ESPUMA DE MAR
Por: Mariana Lizette PÉREZ OCHOA
En 2023, las rentas en nueve colonias del centro de la Ciudad de México aumentaron hasta un 118%, según datos de Propiedades.com. Esta cifra no solo refleja el encarecimiento de la vivienda, sino que retrata una problemática más profunda: la gentrificación. Un proceso que, bajo la promesa de renovación urbana y mejora del entorno, ha provocado el desplazamiento de miles de personas que ya no pueden permitirse habitar los espacios que solían llamar hogar.
Hace unos días se realizó una protesta contra la gentrificación en la Ciudad de México, en la que cientos de ciudadanos marcharon y protestaron por la problemática del acceso a la vivienda. Esta situación se prestó a muchos comentarios, dudas y cuestionamientos, en los que se perdió el verdadero ser de la protesta.
La gentrificación ocurre cuando una zona tradicionalmente popular o deteriorada comienza a ser ocupada por personas de mayor poder adquisitivo (a quienes se les nombra como gentry, es decir, una especie de pequeña aristocracia urbana). Estas personas llegan a colonias con historia, cultura viva y comunidad, pero al establecerse, suben el costo de vida: aumentan las rentas, llegan comercios exclusivos y se transforma el entorno para adaptarse a nuevas necesidades. Todo esto ocurre sin que existan mecanismos eficaces para proteger a las personas originarias de la zona, quienes quedan desplazadas, invisibilizadas y excluidas.
Este fenómeno no es casual, sino estructural. Grandes empresas inmobiliarias y fondos de inversión han comenzado a ver las viviendas no como hogares, sino como activos financieros, como mercancías que pueden rentar, revender o transformar en hoteles. A ello se suma la falta de regulación de plataformas digitales como Airbnb, donde miles de departamentos han sido retirados del mercado habitacional para convertirse en alojamientos turísticos de corto plazo, sin una justa tributación ni control gubernamental. En muchas ciudades mexicanas, no existen políticas públicas claras que prioricen el derecho a la vivienda de las personas locales frente a este tipo de prácticas.
El resultado es un modelo urbano que favorece el enriquecimiento de unos cuantos, a costa del despojo de muchos. Comunidades completas son desplazadas por personas extranjeras o visitantes temporales con mayor poder adquisitivo. Se privatizan espacios públicos, se encarecen los servicios, se modifican los entornos, y quienes han habitado esas zonas por generaciones simplemente ya no pueden subsistir bajo esos estándares. La ciudad se vende al mejor postor.

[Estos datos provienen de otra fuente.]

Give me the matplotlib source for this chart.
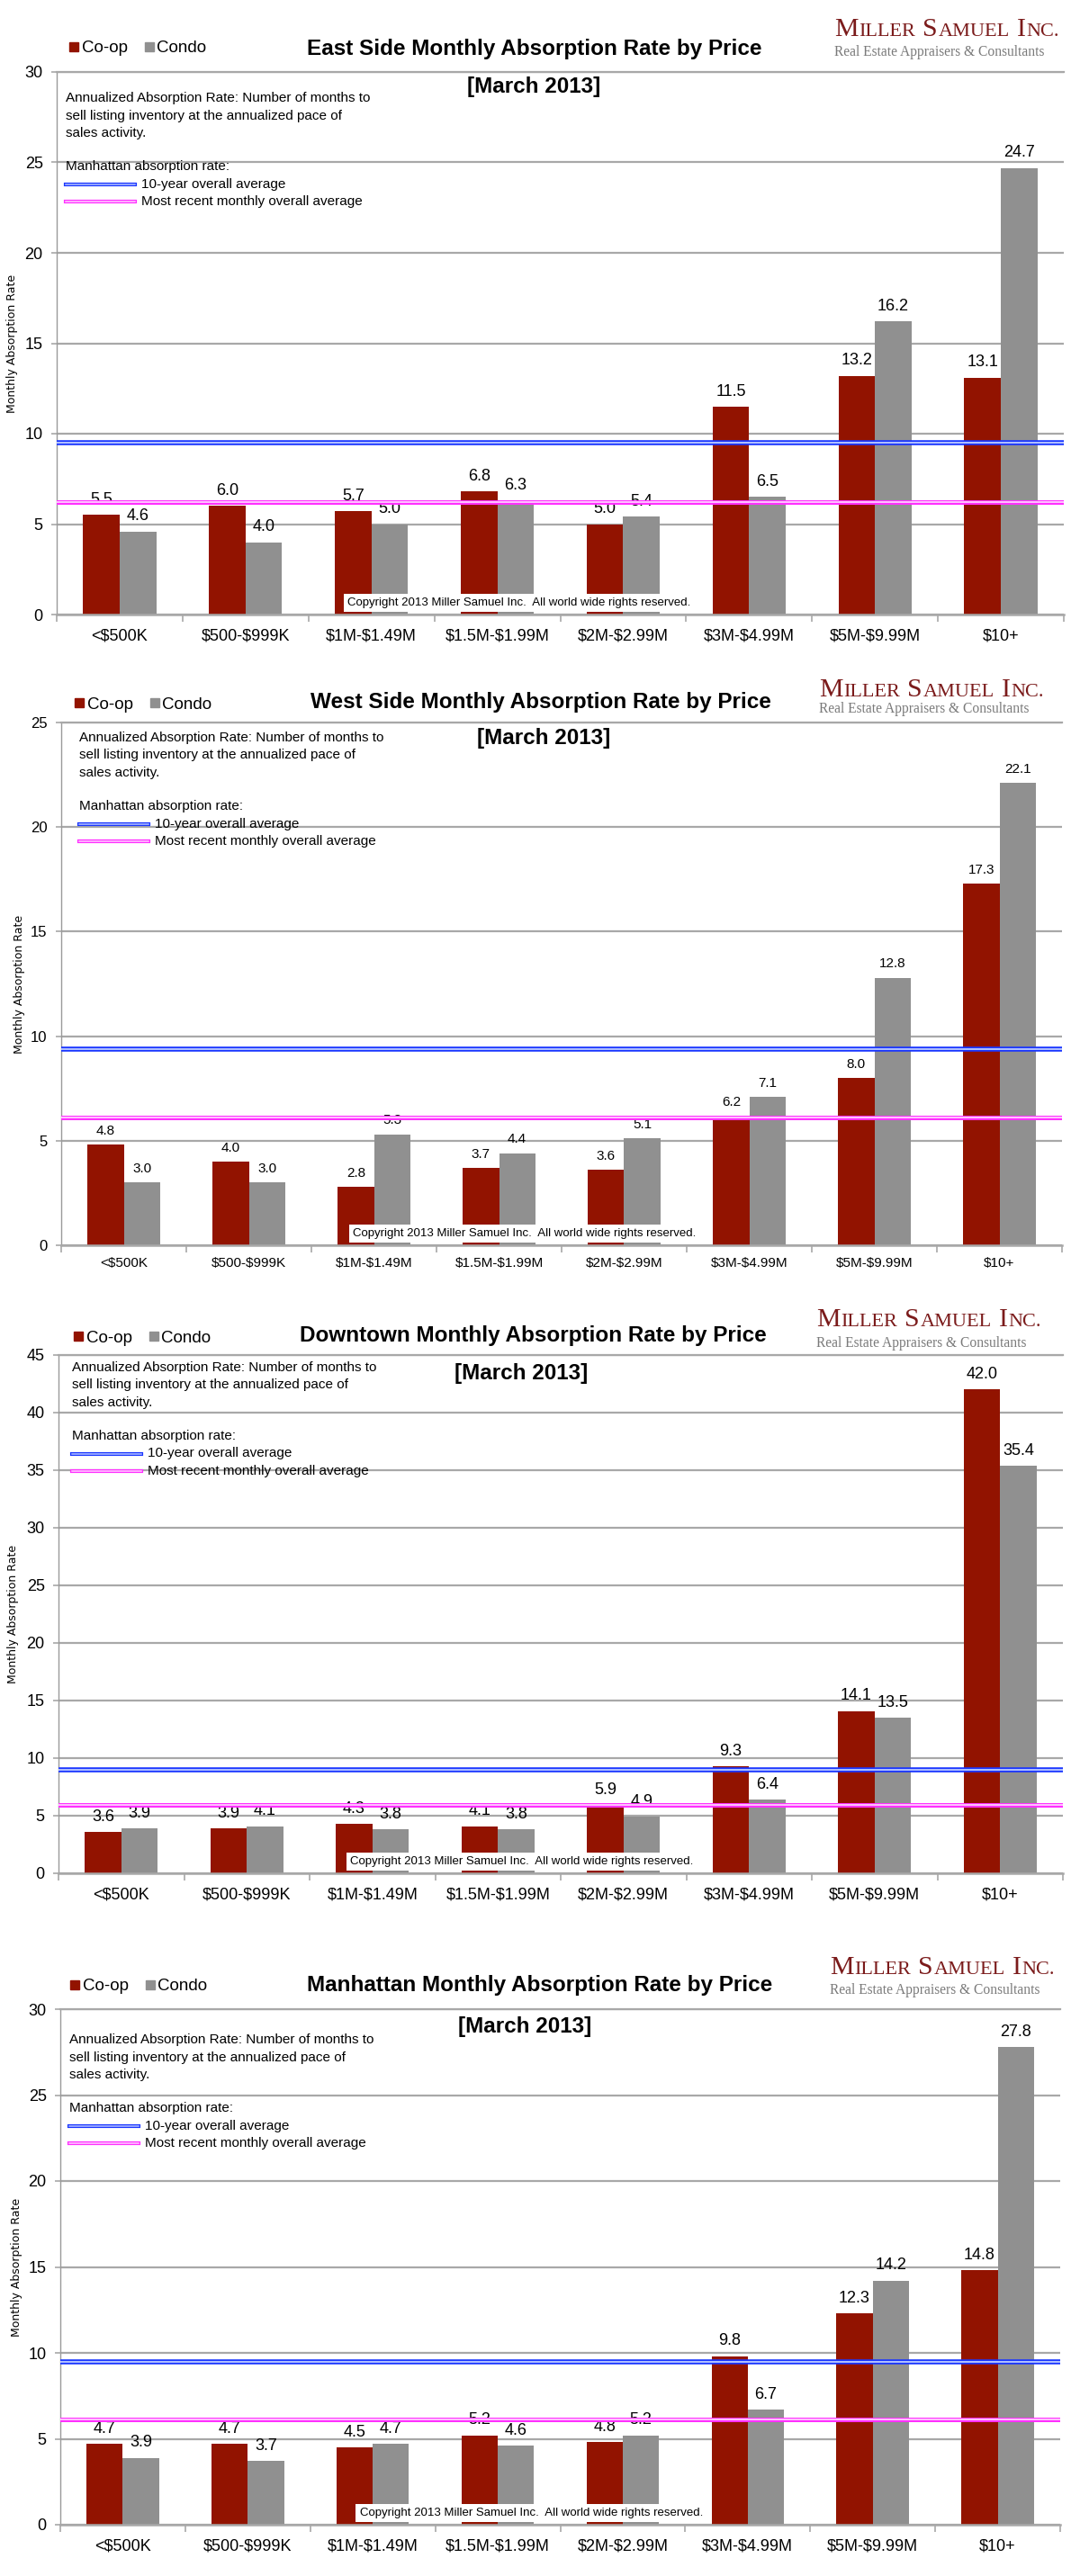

Pero más allá del alza de precios, la gentrificación implica una pérdida profunda de identidad. Desaparecen las tienditas, las fondas, las vecindades, los murales, los vínculos de comunidad. Se rompe el tejido social. Se protesta no solo por las rentas impagables, sino contra un sistema que normaliza el despojo y se disfraza de desarrollo. Un sistema que no es sostenible.
Frente a este panorama, es urgente preguntarnos: ¿para quién se está construyendo la ciudad? ¿Quiénes pueden vivir realmente en ella? La vivienda debe dejar de verse como un bien de lujo o una inversión, y asumirse como un derecho humano fundamental. Necesitamos regulaciones efectivas para plataformas digitales, límites al uso turístico de viviendas, impuestos justos y programas que prioricen el acceso a vivienda digna para quienes habitan las ciudades y las sostienen.
La lucha por el territorio urbano es también una lucha por permanecer, por defender la historia, la comunidad y el derecho a vivir con dignidad. Donde el derecho a la vivienda no sea una lucha, y existan justas regulaciones y a una correcta tributación.